English is a West Germanic language that originated from the Anglo-Frisian and Old Saxon dialects brought to Britain by Germanic settlers and Roman auxiliary troops from various parts of what is now northwest Germany, Denmark and the Netherlands in the 5th century[citation needed]. Up to that point, in Roman Britain the native population is assumed to have spoken the Celtic language Brythonic alongside the acrolectal influence of Latin—the Roman influence having been extant for 400 years
One of these incoming Germanic tribes was the Angles,who Bede wrote moved entirely to Britian from their previous home.
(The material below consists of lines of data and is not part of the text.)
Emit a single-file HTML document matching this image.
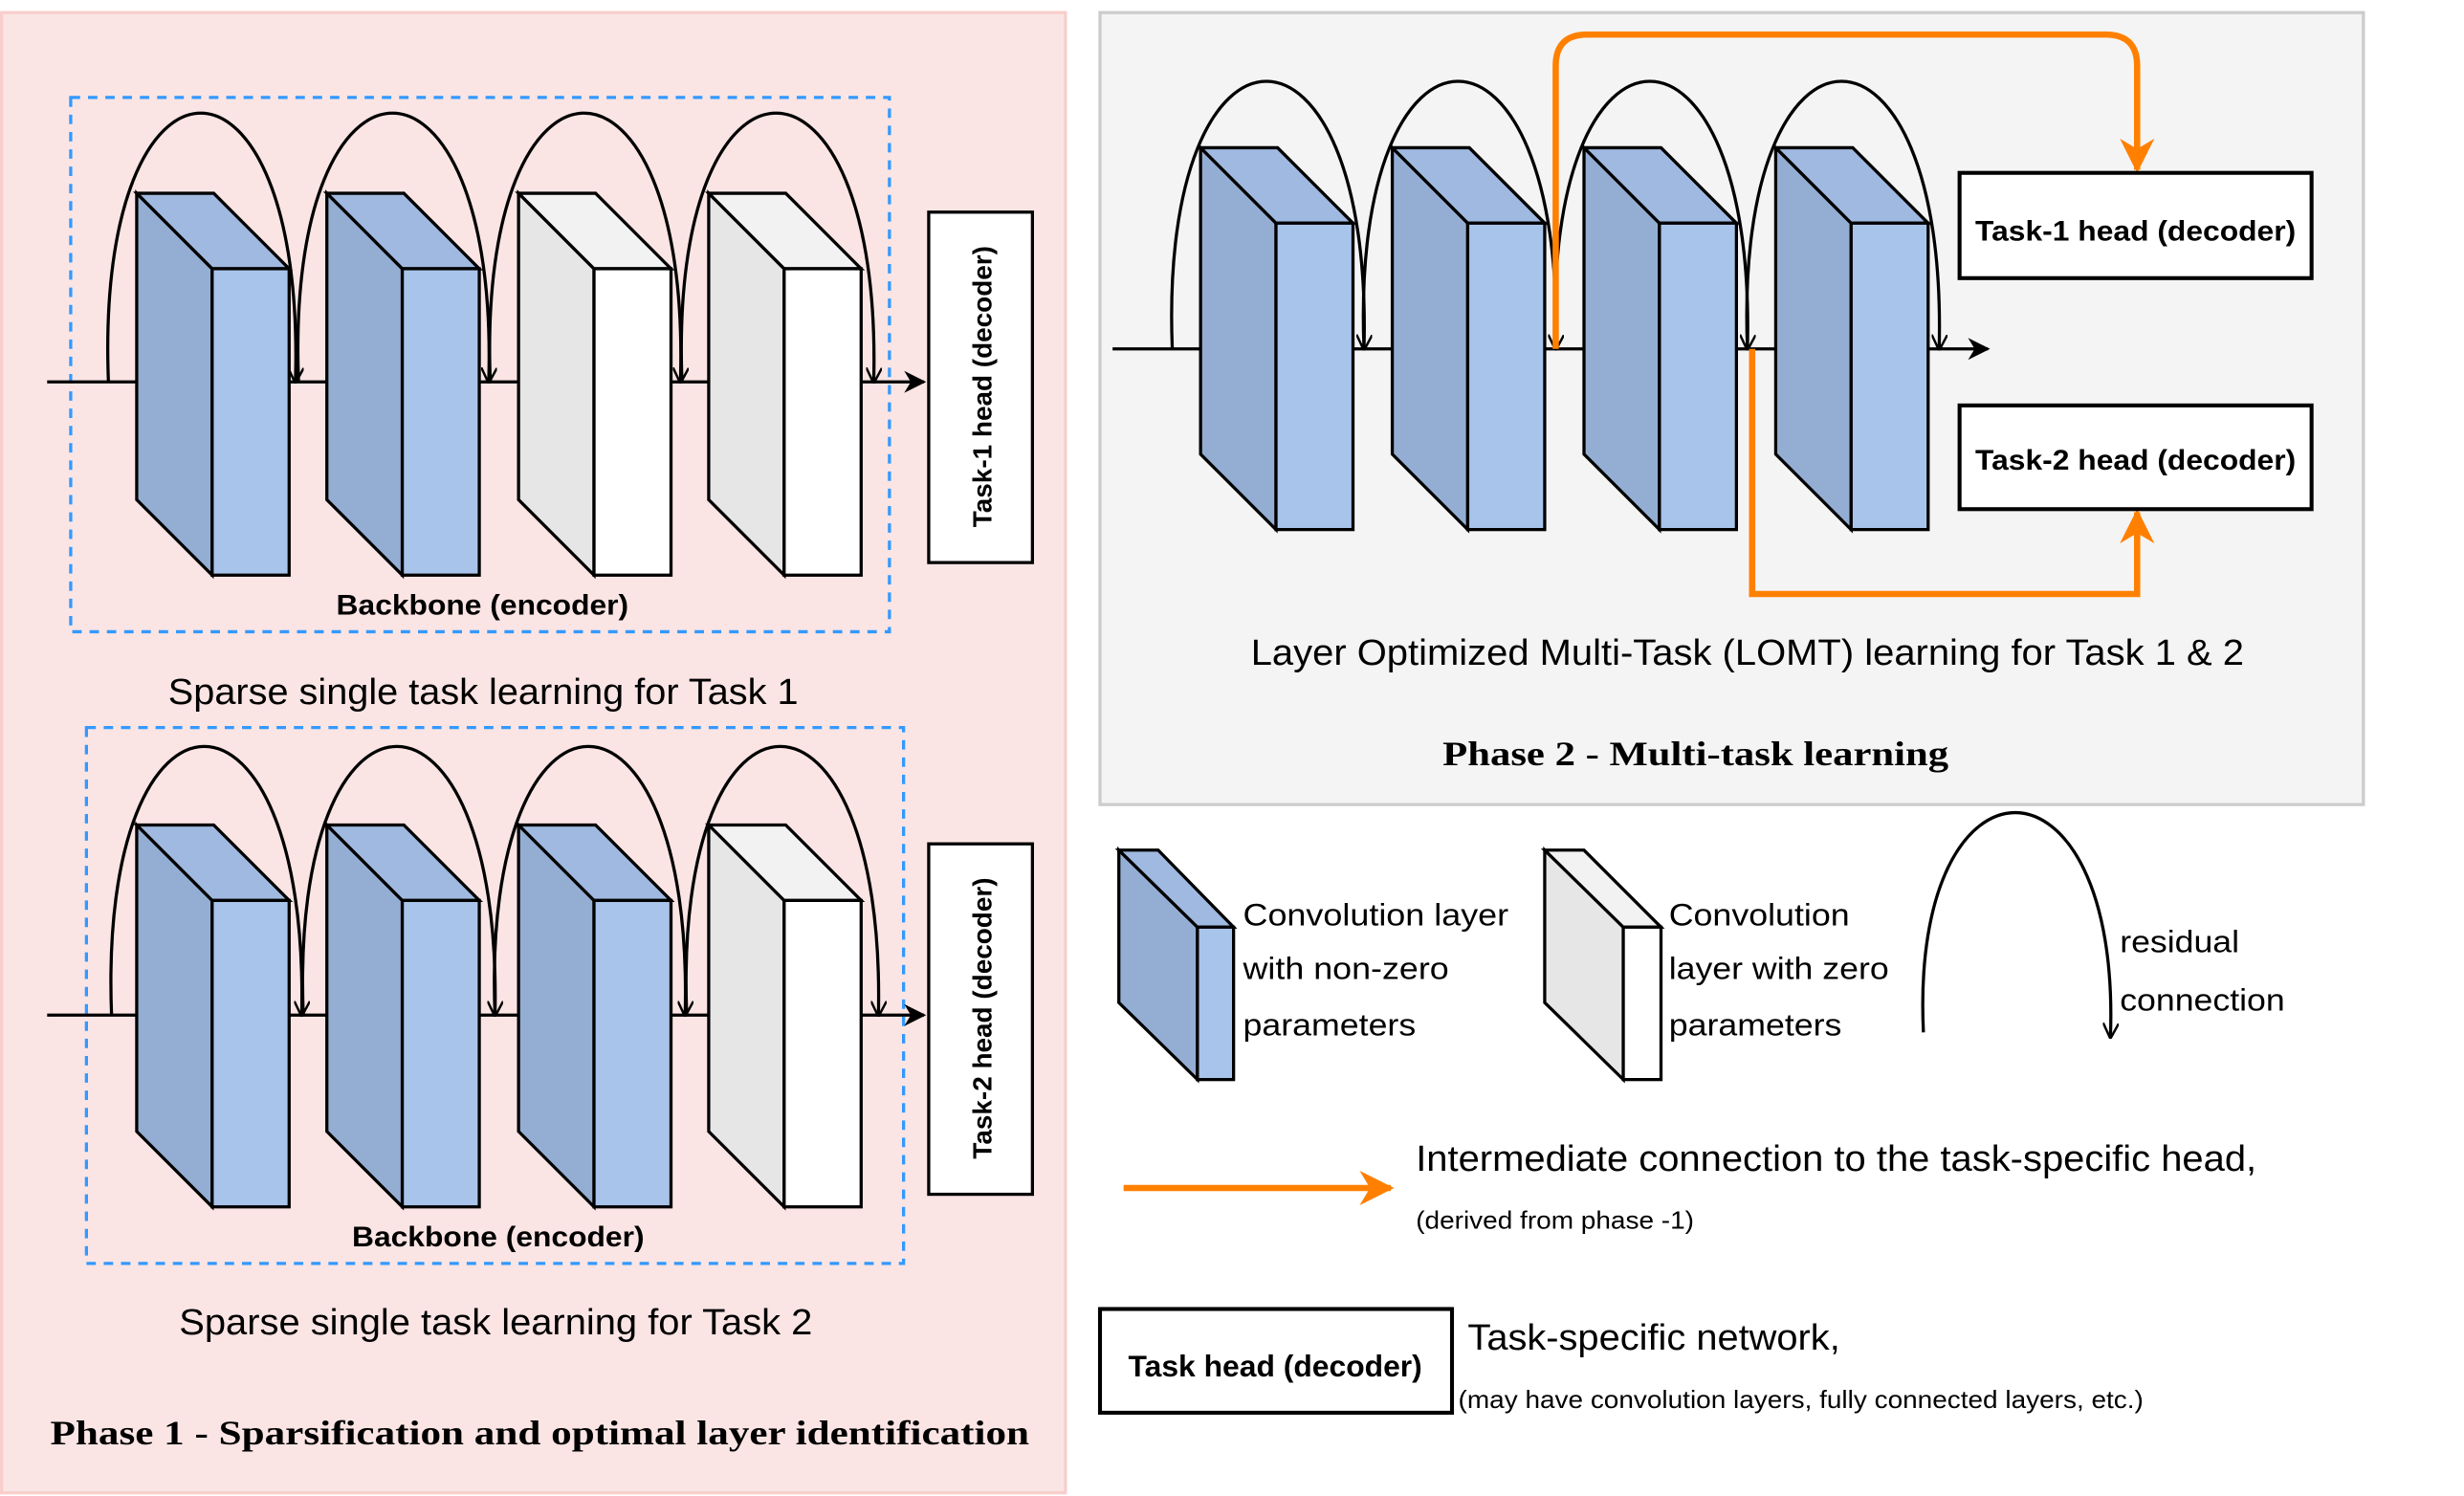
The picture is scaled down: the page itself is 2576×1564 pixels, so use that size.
<!DOCTYPE html>
<html><head><style>html,body{margin:0;padding:0;background:#fff}svg{display:block}</style></head><body>
<svg width="2576" height="1564" viewBox="0 0 1568 952" preserveAspectRatio="none" xmlns="http://www.w3.org/2000/svg" font-family="Liberation Sans, sans-serif">
<defs>
<marker id="ah" viewBox="0 0 10 10" refX="9" refY="5" markerWidth="10" markerHeight="10" orient="auto" markerUnits="userSpaceOnUse"><path d="M0,0 L10,5 L0,10" fill="none" stroke="#000" stroke-width="1.5"/></marker>
<marker id="ahf" viewBox="0 0 10 10" refX="9" refY="5" markerWidth="20" markerHeight="14" orient="auto" markerUnits="userSpaceOnUse"><path d="M0,0 L10,5 L0,10 L3,5z" fill="#000"/></marker>
<marker id="ao" viewBox="0 0 10 10" refX="9" refY="5" markerWidth="30" markerHeight="22" orient="auto" markerUnits="userSpaceOnUse"><path d="M0,0 L10,5 L0,10 L3,5z" fill="#ff8000"/></marker>
<g id="bb" stroke="#000" stroke-width="2">
<polygon points="0,0 48,48 48,243 0,195" fill="#94aed3"/>
<polygon points="0,0 49,0 97,48 48,48" fill="#a0b9e0"/>
<rect x="48" y="48" width="49" height="195" fill="#a9c4eb"/>
</g>
<g id="gb" stroke="#000" stroke-width="2">
<polygon points="0,0 48,48 48,243 0,195" fill="#e6e6e6"/>
<polygon points="0,0 49,0 97,48 48,48" fill="#f2f2f2"/>
<rect x="48" y="48" width="49" height="195" fill="#fff"/>
</g>
</defs>
<rect x="1" y="8" width="677" height="942" fill="#fae5e4" stroke="#f8cecc" stroke-width="2"/>
<rect x="700" y="8" width="804" height="504" fill="#f4f4f4" stroke="#ccc" stroke-width="2"/>

<!-- Phase 1 top -->
<rect x="45" y="62" width="521" height="340" fill="none" stroke="#3399ff" stroke-width="2" stroke-dasharray="6,5"/>
<line x1="30" y1="243" x2="588" y2="243" stroke="#000" stroke-width="2" marker-end="url(#ahf)"/>
<use href="#bb" x="87" y="123"/><use href="#bb" x="208" y="123"/><use href="#gb" x="330" y="123"/><use href="#gb" x="451" y="123"/>
<g fill="none" stroke="#000" stroke-width="2" marker-end="url(#ah)">
<path d="M69,243 C60,15 195,15 188,243"/><path d="M190,243 C181,15 318,15 311,243"/><path d="M312,243 C303,15 440,15 433,243"/><path d="M434,243 C425,15 562,15 556,243"/>
</g>
<text x="214" y="391" font-size="18" font-weight="bold" textLength="186" lengthAdjust="spacingAndGlyphs">Backbone (encoder)</text>
<rect x="591" y="135" width="66" height="223" fill="#fff" stroke="#000" stroke-width="2"/>
<text transform="translate(631,246) rotate(-90)" font-size="17" font-weight="bold" text-anchor="middle">Task-1 head (decoder)</text>
<text x="107" y="448" font-size="23" textLength="401" lengthAdjust="spacingAndGlyphs">Sparse single task learning for Task 1</text>

<!-- Phase 1 bottom -->
<rect x="55" y="463" width="520" height="341" fill="none" stroke="#3399ff" stroke-width="2" stroke-dasharray="6,5"/>
<line x1="30" y1="646" x2="588" y2="646" stroke="#000" stroke-width="2" marker-end="url(#ahf)"/>
<use href="#bb" x="87" y="525"/><use href="#bb" x="208" y="525"/><use href="#bb" x="330" y="525"/><use href="#gb" x="451" y="525"/>
<g fill="none" stroke="#000" stroke-width="2" marker-end="url(#ah)">
<path d="M71,646 C62,418 197,418 192,646"/><path d="M193,646 C184,418 320,418 315,646"/><path d="M315,646 C306,418 442,418 436,646"/><path d="M437,646 C428,418 564,418 559,646"/>
</g>
<text x="224" y="793" font-size="18" font-weight="bold" textLength="186" lengthAdjust="spacingAndGlyphs">Backbone (encoder)</text>
<rect x="591" y="537" width="66" height="223" fill="#fff" stroke="#000" stroke-width="2"/>
<text transform="translate(631,648) rotate(-90)" font-size="17" font-weight="bold" text-anchor="middle">Task-2 head (decoder)</text>
<text x="114" y="849" font-size="23" textLength="403" lengthAdjust="spacingAndGlyphs">Sparse single task learning for Task 2</text>
<text x="32" y="919" font-size="22" font-weight="bold" font-family="Liberation Serif, serif" textLength="623" lengthAdjust="spacingAndGlyphs">Phase 1 - Sparsification and optimal layer identification</text>

<!-- Phase 2 -->
<line x1="708" y1="222" x2="1265" y2="222" stroke="#000" stroke-width="2" marker-end="url(#ahf)"/>
<use href="#bb" x="764" y="94"/><use href="#bb" x="886" y="94"/><use href="#bb" x="1008" y="94"/><use href="#bb" x="1130" y="94"/>
<g fill="none" stroke="#000" stroke-width="2" marker-end="url(#ah)">
<path d="M746,222 C737,-5 874,-5 868,222"/><path d="M868,222 C859,-5 996,-5 990,222"/><path d="M990,222 C981,-5 1118,-5 1112,222"/><path d="M1112,222 C1103,-5 1240,-5 1234,222"/>
</g>
<g fill="none" stroke="#ff8000" stroke-width="4">
<path d="M990,222 L990,42 Q990,22 1010,22 L1340,22 Q1360,22 1360,42 L1360,108" marker-end="url(#ao)"/>
<path d="M1115,222 L1115,378 L1360,378 L1360,326" marker-end="url(#ao)"/>
</g>
<rect x="1247" y="110" width="224" height="67" fill="#fff" stroke="#000" stroke-width="2.5"/>
<text x="1257" y="153" font-size="18" font-weight="bold" textLength="204" lengthAdjust="spacingAndGlyphs">Task-1 head (decoder)</text>
<rect x="1247" y="258" width="224" height="66" fill="#fff" stroke="#000" stroke-width="2.5"/>
<text x="1257" y="299" font-size="18" font-weight="bold" textLength="204" lengthAdjust="spacingAndGlyphs">Task-2 head (decoder)</text>
<text x="796" y="423" font-size="23" textLength="632" lengthAdjust="spacingAndGlyphs">Layer Optimized Multi-Task (LOMT) learning for Task 1 &amp; 2</text>
<text x="918" y="487" font-size="22" font-weight="bold" font-family="Liberation Serif, serif" textLength="322" lengthAdjust="spacingAndGlyphs">Phase 2 - Multi-task learning</text>

<!-- Legend -->
<g stroke="#000" stroke-width="2">
<polygon points="712,541 762,590 762,687 712,638" fill="#94aed3"/>
<polygon points="712,541 737,541 785,590 762,590" fill="#a0b9e0"/>
<rect x="762" y="590" width="23" height="97" fill="#a9c4eb"/>
<polygon points="983,541 1033,590 1033,687 983,638" fill="#e6e6e6"/>
<polygon points="983,541 1008,541 1057,590 1033,590" fill="#f2f2f2"/>
<rect x="1033" y="590" width="24" height="97" fill="#fff"/>
</g>
<g font-size="20">
<text x="791" y="589" textLength="169" lengthAdjust="spacingAndGlyphs">Convolution layer</text><text x="791" y="623" textLength="131" lengthAdjust="spacingAndGlyphs">with non-zero</text><text x="791" y="659" textLength="110" lengthAdjust="spacingAndGlyphs">parameters</text>
<text x="1062" y="589" textLength="115" lengthAdjust="spacingAndGlyphs">Convolution</text><text x="1062" y="623" textLength="140" lengthAdjust="spacingAndGlyphs">layer with zero</text><text x="1062" y="659" textLength="110" lengthAdjust="spacingAndGlyphs">parameters</text>
<text x="1349" y="606" textLength="76" lengthAdjust="spacingAndGlyphs">residual</text><text x="1349" y="643" textLength="105" lengthAdjust="spacingAndGlyphs">connection</text>
</g>
<path d="M1224,657 C1215,470 1350,470 1343,660" fill="none" stroke="#000" stroke-width="2" marker-end="url(#ah)"/>
<line x1="715" y1="756" x2="885" y2="756" stroke="#ff8000" stroke-width="4" marker-end="url(#ao)"/>
<text x="901" y="745" font-size="23" textLength="535" lengthAdjust="spacingAndGlyphs">Intermediate connection to the task-specific head,</text>
<text x="901" y="782" font-size="16" textLength="177" lengthAdjust="spacingAndGlyphs">(derived from phase -1)</text>
<rect x="700" y="833" width="224" height="66" fill="#fff" stroke="#000" stroke-width="2.5"/>
<text x="718" y="876" font-size="19" font-weight="bold" textLength="187" lengthAdjust="spacingAndGlyphs">Task head (decoder)</text>
<text x="934" y="859" font-size="23" textLength="237" lengthAdjust="spacingAndGlyphs">Task-specific network,</text>
<text x="928" y="896" font-size="16" textLength="436" lengthAdjust="spacingAndGlyphs">(may have convolution layers, fully connected layers, etc.)</text>
</svg>
</body></html>
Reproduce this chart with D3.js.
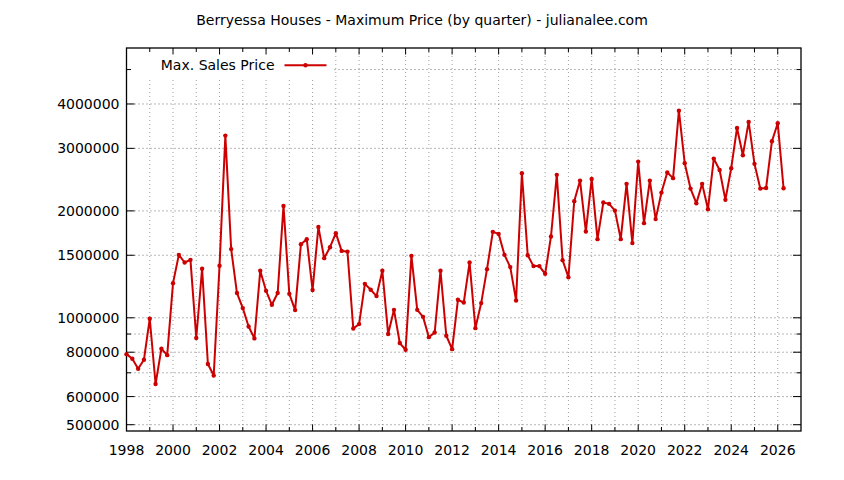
<!DOCTYPE html>
<meta charset="utf-8">
<script src="https://d3js.org/d3.v7.min.js"></script>
<style>
  body { margin: 0; background: #fff; }
  text { font-family: "DejaVu Sans", sans-serif; fill: #000; }
</style>
<div id="chart"></div>
<script>

// quarterly max price, starting 1998 Q1
var startYear = 1998;
var prices = [
  790000, 767000, 719000, 762000, 994000, 651000, 818000, 785000,
  1252000, 1504000, 1431000, 1456000, 877000, 1374000, 741000, 688000,
  1401000, 3258000, 1561000, 1174000, 1065000, 945000, 875000, 1356000,
  1191000, 1088000, 1174000, 2066000, 1168000, 1051000, 1612000, 1665000,
  1197000, 1803000, 1472000, 1580000, 1731000, 1543000, 1536000, 933000,
  960000, 1246000, 1199000, 1151000, 1356000, 900000, 1053000, 849000,
  813000, 1494000, 1053000, 1006000, 882000, 909000, 1356000, 890000,
  816000, 1124000, 1104000, 1431000, 935000, 1100000, 1371000, 1746000,
  1723000, 1504000, 1389000, 1119000, 2553000, 1500000, 1398000, 1398000,
  1330000, 1694000, 2526000, 1453000, 1301000, 2130000, 2434000, 1750000,
  2461000, 1665000, 2111000, 2093000, 2004000, 1665000, 2383000, 1623000,
  2753000, 1847000, 2434000, 1896000, 2252000, 2564000, 2473000, 3831000,
  2725000, 2311000, 2102000, 2383000, 2022000, 2807000, 2608000, 2148000,
  2638000, 3424000, 2870000, 3560000, 2713000, 2311000, 2320000, 3142000,
  3531000, 2316000
];
var quarters = prices.map(function(d, i) { return startYear + i / 4; });

var xMajor = d3.range(1998, 2027, 2);
var xMinor = d3.range(1999, 2027, 2);
var yMajor = [500000, 600000, 800000, 1000000, 1500000, 2000000, 3000000, 4000000];
var yMinor = [700000, 900000, 5000000];

var W = 844, H = 480;
var margin = {top: 48, right: 43, bottom: 49, left: 126.5};
var width = W - margin.left - margin.right,
    height = H - margin.top - margin.bottom;

var svg = d3.select("#chart").append("svg")
    .attr("width", W).attr("height", H);

var g = svg.append("g")
    .attr("transform", "translate(" + margin.left + "," + margin.top + ")");

var x = d3.scaleLinear().domain([1998, 2027]).range([0, width]);
var y = d3.scaleLog().domain([480000, 5750000]).range([height, 0]);

// grid
g.selectAll(".vgrid").data(xMajor.concat(xMinor)).enter().append("line")
    .attr("x1", function(d) { return x(d); }).attr("x2", function(d) { return x(d); })
    .attr("y1", 0).attr("y2", height)
    .attr("stroke", "#a0a0a0").attr("stroke-width", 1)
    .attr("stroke-dasharray", "1,3");
g.selectAll(".hgrid").data(yMajor.concat(yMinor)).enter().append("line")
    .attr("x1", 0).attr("x2", width)
    .attr("y1", function(d) { return y(d); }).attr("y2", function(d) { return y(d); })
    .attr("stroke", "#707070").attr("stroke-width", 1)
    .attr("stroke-dasharray", "1,3");

// key background (hides the grid under the legend)
g.append("rect")
    .attr("x", 1).attr("y", 1).attr("width", 205).attr("height", 28)
    .attr("fill", "#fff");

// ticks, all inward and mirrored
function yTicks(vals, len) {
  vals.forEach(function(v) {
    g.append("line").attr("x1", 0).attr("x2", len)
      .attr("y1", y(v)).attr("y2", y(v)).attr("stroke", "#000");
    g.append("line").attr("x1", width).attr("x2", width - len)
      .attr("y1", y(v)).attr("y2", y(v)).attr("stroke", "#000");
  });
}
function xTicks(vals, len) {
  vals.forEach(function(v) {
    g.append("line").attr("x1", x(v)).attr("x2", x(v))
      .attr("y1", height).attr("y2", height - len).attr("stroke", "#000");
    g.append("line").attr("x1", x(v)).attr("x2", x(v))
      .attr("y1", 0).attr("y2", len).attr("stroke", "#000");
  });
}
yTicks(yMajor, 8);
yTicks(yMinor, 4.5);
xTicks(xMajor, 6.5);
xTicks(xMinor, 4);

// tick labels
g.selectAll(".ylab").data(yMajor).enter().append("text")
    .attr("x", -7).attr("y", function(d) { return y(d); })
    .attr("dy", "0.36em")
    .attr("text-anchor", "end")
    .style("font-size", "14px")
    .text(function(d) { return d; });
g.selectAll(".xlab").data(xMajor).enter().append("text")
    .attr("x", function(d) { return x(d); }).attr("y", height + 24)
    .attr("text-anchor", "middle")
    .style("font-size", "14px")
    .text(function(d) { return d; });

// frame
g.append("rect").attr("width", width).attr("height", height)
    .attr("fill", "none").attr("stroke", "#000").attr("stroke-width", 1.3);

// series
var line = d3.line()
    .x(function(d, i) { return x(quarters[i]); })
    .y(function(d) { return y(d); });
g.append("path").datum(prices)
    .attr("d", line)
    .attr("fill", "none").attr("stroke", "#cc0000")
    .attr("stroke-width", 2).attr("stroke-linejoin", "round");
g.selectAll(".pt").data(prices).enter().append("circle")
    .attr("cx", function(d, i) { return x(quarters[i]); })
    .attr("cy", function(d) { return y(d); })
    .attr("r", 2.2).attr("fill", "#cc0000");

// legend
g.append("text").attr("x", 148).attr("y", 17.3).attr("dy", "0.36em")
    .attr("text-anchor", "end").style("font-size", "14px")
    .text("Max. Sales Price");
g.append("line").attr("x1", 158).attr("x2", 200).attr("y1", 17.3).attr("y2", 17.3)
    .attr("stroke", "#cc0000").attr("stroke-width", 2);
g.append("circle").attr("cx", 179).attr("cy", 17.3).attr("r", 2.2).attr("fill", "#cc0000");

// title
svg.append("text").attr("x", 422).attr("y", 25)
    .attr("text-anchor", "middle").style("font-size", "14px")
    .text("Berryessa Houses - Maximum Price (by quarter) - julianalee.com");

</script>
The names 'England' (from Engla land "Land of the Angles") and English (Old English Englisc) are derived from the name of this tribe—but Saxons, Jutes and a range of Germanic peoples from the coasts of Frisia, Lower Saxony, Jutland and Southern Sweden also moved to Britain in this era.
Initially, Old English was a diverse group of dialects, reflecting the varied origins of the Anglo-Saxon kingdoms of Great Britain but one of these dialects, Late West Saxon, eventually came to dominate, and it is in this that the famous epic poem Beowulf is written.

The linguistic shifts in English following the Norman invasion,produced what is now referred to as Middle English, with Geoffrey Chaucer's The Canterbury Tales being the best known work.
Throughout all this period Latin in some form was the lingua franca of European intellectual life, first the Medieval Latin of the Christian Church, but later the humanist Renaissance Latin, and those that wrote or copied texts in Latin commonly coined new terms from Latin to refer to things or concepts for which there was no existing native English word.